* _Set task_: Make an exact copy of the data below, leaving out every picture.

* _Available data_:

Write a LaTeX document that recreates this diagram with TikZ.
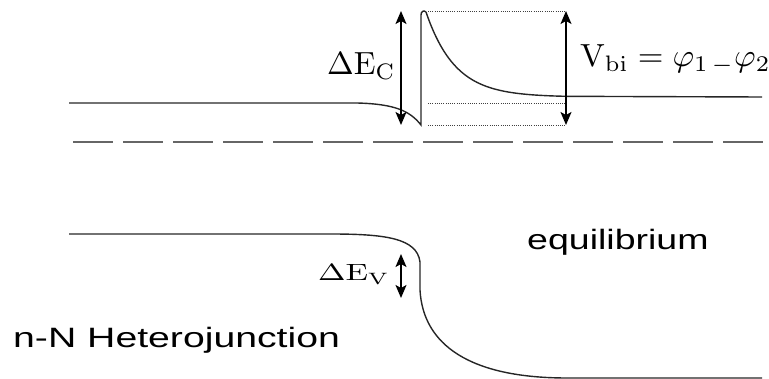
\documentclass[tikz,border=0pt]{standalone}
\usepackage[no-math]{fontspec}
\usepackage{amsmath}
\newfontfamily\sansf{Liberation Sans}
\usetikzlibrary{arrows.meta}
\begin{document}
\begin{tikzpicture}[x=1pt,y=-1pt,
  band/.style={line width=1.4pt, black!85},
  dotline/.style={line width=0.9pt, black!75, dash pattern=on 1pt off 1.2pt},
  dashline/.style={line width=1.8pt, black!60, dash pattern=on 40pt off 10pt},
  dblarrow/.style={line width=1.4pt, {Stealth[length=13pt,width=11pt,inset=3pt]}-{Stealth[length=13pt,width=11pt,inset=3pt]}},
  lbl/.style={inner sep=0pt, anchor=base west},
]
\useasboundingbox (0,0) rectangle (769,379);
% coordinates
\coordinate (cbL) at (69,103);
\coordinate (cbBend) at (357,103);
\coordinate (cbDip) at (421,125);
\coordinate (cbTop) at (421,15);
\coordinate (cbPeak) at (426,12);
\coordinate (cbR) at (762,97);
\coordinate (vbL) at (69,234);
\coordinate (vbBend) at (330,234);
\coordinate (vbKnee) at (420,262);
\coordinate (vbStep) at (420,290);
\coordinate (vbLow) at (567,378);
\coordinate (vbR) at (762,378);
% conduction band
\draw[band] (cbL) -- (cbBend) .. controls (395,104) and (410,111) .. (cbDip) -- (cbTop)
  .. controls (421,11) and (424,10) .. (cbPeak)
  plot[domain=0:140, samples=80] ({426+\x},{97-85*exp(-\x/29)}) -- (cbR);
% valence band
\draw[band] (vbL) -- (vbBend) .. controls (385,234) and (417,238) .. (vbKnee) -- (vbStep)
  .. controls (423,345) and (470,378) .. (vbLow) -- (vbR);
% dashed Fermi level
\coordinate (fL) at (73,142);
\coordinate (fR) at (763,142);
\draw[dashline] (fL) -- (fR);
% dotted guides
\coordinate (d1L) at (428,11); \coordinate (d1R) at (566,11);
\coordinate (d2L) at (428,103); \coordinate (d2R) at (566,103);
\coordinate (d3L) at (428,125); \coordinate (d3R) at (566,125);
\draw[dotline] (d1L) -- (d1R);
\draw[dotline] (d2L) -- (d2R);
\draw[dotline] (d3L) -- (d3R);
% arrows
\coordinate (ecT) at (401,11); \coordinate (ecB) at (401,125);
\draw[dblarrow] (ecT) -- (ecB);
\coordinate (vbiT) at (566,11); \coordinate (vbiB) at (566,125);
\draw[dblarrow] (vbiT) -- (vbiB);
\coordinate (evT) at (401,254); \coordinate (evB) at (401,298);
\draw[dblarrow] (evT) -- (evB);
% labels
\node[lbl] (lEc) at (327,75) {\scalebox{3.2}{$\Delta\mathrm{E}_{\mathrm{C}}$}};
\node[lbl] (lVbi) at (580,67) {\scalebox{3.3}[3.2]{$\mathrm{V}_{\mathrm{bi}}=\varphi_{1\,-}\varphi_{2}$}};
\node[lbl] (lEv) at (318,281) {\scalebox{3.3}[2.35]{$\Delta\mathrm{E}_{\mathrm{V}}$}};
\node[lbl] (lEq) at (527,250) {\fontsize{28}{32}\selectfont\sansf\scalebox{1.34}[1]{equilibrium}};
\node[lbl] (lHj) at (13,348) {\fontsize{28}{32}\selectfont\sansf\scalebox{1.40}[1]{n-N Heterojunction}};
\end{tikzpicture}
\end{document}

* _Written answer_:
Write a LaTeX document that recreates this diagram with TikZ.
\documentclass[tikz,border=0pt]{standalone}
\usepackage[no-math]{fontspec}
\usepackage{amsmath}
\newfontfamily\sansf{Liberation Sans}
\usetikzlibrary{arrows.meta}
\begin{document}
\begin{tikzpicture}[x=1pt,y=-1pt,
  band/.style={line width=1.4pt, black!85},
  dotline/.style={line width=0.9pt, black!75, dash pattern=on 1pt off 1.2pt},
  dashline/.style={line width=1.8pt, black!60, dash pattern=on 40pt off 10pt},
  dblarrow/.style={line width=1.4pt, {Stealth[length=13pt,width=11pt,inset=3pt]}-{Stealth[length=13pt,width=11pt,inset=3pt]}},
  lbl/.style={inner sep=0pt, anchor=base west},
]
\useasboundingbox (0,0) rectangle (769,379);
% coordinates
\coordinate (cbL) at (69,103);
\coordinate (cbBend) at (357,103);
\coordinate (cbDip) at (421,125);
\coordinate (cbTop) at (421,15);
\coordinate (cbPeak) at (426,12);
\coordinate (cbR) at (762,97);
\coordinate (vbL) at (69,234);
\coordinate (vbBend) at (330,234);
\coordinate (vbKnee) at (420,262);
\coordinate (vbStep) at (420,290);
\coordinate (vbLow) at (567,378);
\coordinate (vbR) at (762,378);
% conduction band
\draw[band] (cbL) -- (cbBend) .. controls (395,104) and (410,111) .. (cbDip) -- (cbTop)
  .. controls (421,11) and (424,10) .. (cbPeak)
  plot[domain=0:140, samples=80] ({426+\x},{97-85*exp(-\x/29)}) -- (cbR);
% valence band
\draw[band] (vbL) -- (vbBend) .. controls (385,234) and (417,238) .. (vbKnee) -- (vbStep)
  .. controls (423,345) and (470,378) .. (vbLow) -- (vbR);
% dashed Fermi level
\coordinate (fL) at (73,142);
\coordinate (fR) at (763,142);
\draw[dashline] (fL) -- (fR);
% dotted guides
\coordinate (d1L) at (428,11); \coordinate (d1R) at (566,11);
\coordinate (d2L) at (428,103); \coordinate (d2R) at (566,103);
\coordinate (d3L) at (428,125); \coordinate (d3R) at (566,125);
\draw[dotline] (d1L) -- (d1R);
\draw[dotline] (d2L) -- (d2R);
\draw[dotline] (d3L) -- (d3R);
% arrows
\coordinate (ecT) at (401,11); \coordinate (ecB) at (401,125);
\draw[dblarrow] (ecT) -- (ecB);
\coordinate (vbiT) at (566,11); \coordinate (vbiB) at (566,125);
\draw[dblarrow] (vbiT) -- (vbiB);
\coordinate (evT) at (401,254); \coordinate (evB) at (401,298);
\draw[dblarrow] (evT) -- (evB);
% labels
\node[lbl] (lEc) at (327,75) {\scalebox{3.2}{$\Delta\mathrm{E}_{\mathrm{C}}$}};
\node[lbl] (lVbi) at (580,67) {\scalebox{3.3}[3.2]{$\mathrm{V}_{\mathrm{bi}}=\varphi_{1\,-}\varphi_{2}$}};
\node[lbl] (lEv) at (318,281) {\scalebox{3.3}[2.35]{$\Delta\mathrm{E}_{\mathrm{V}}$}};
\node[lbl] (lEq) at (527,250) {\fontsize{28}{32}\selectfont\sansf\scalebox{1.34}[1]{equilibrium}};
\node[lbl] (lHj) at (13,348) {\fontsize{28}{32}\selectfont\sansf\scalebox{1.40}[1]{n-N Heterojunction}};
\end{tikzpicture}
\end{document}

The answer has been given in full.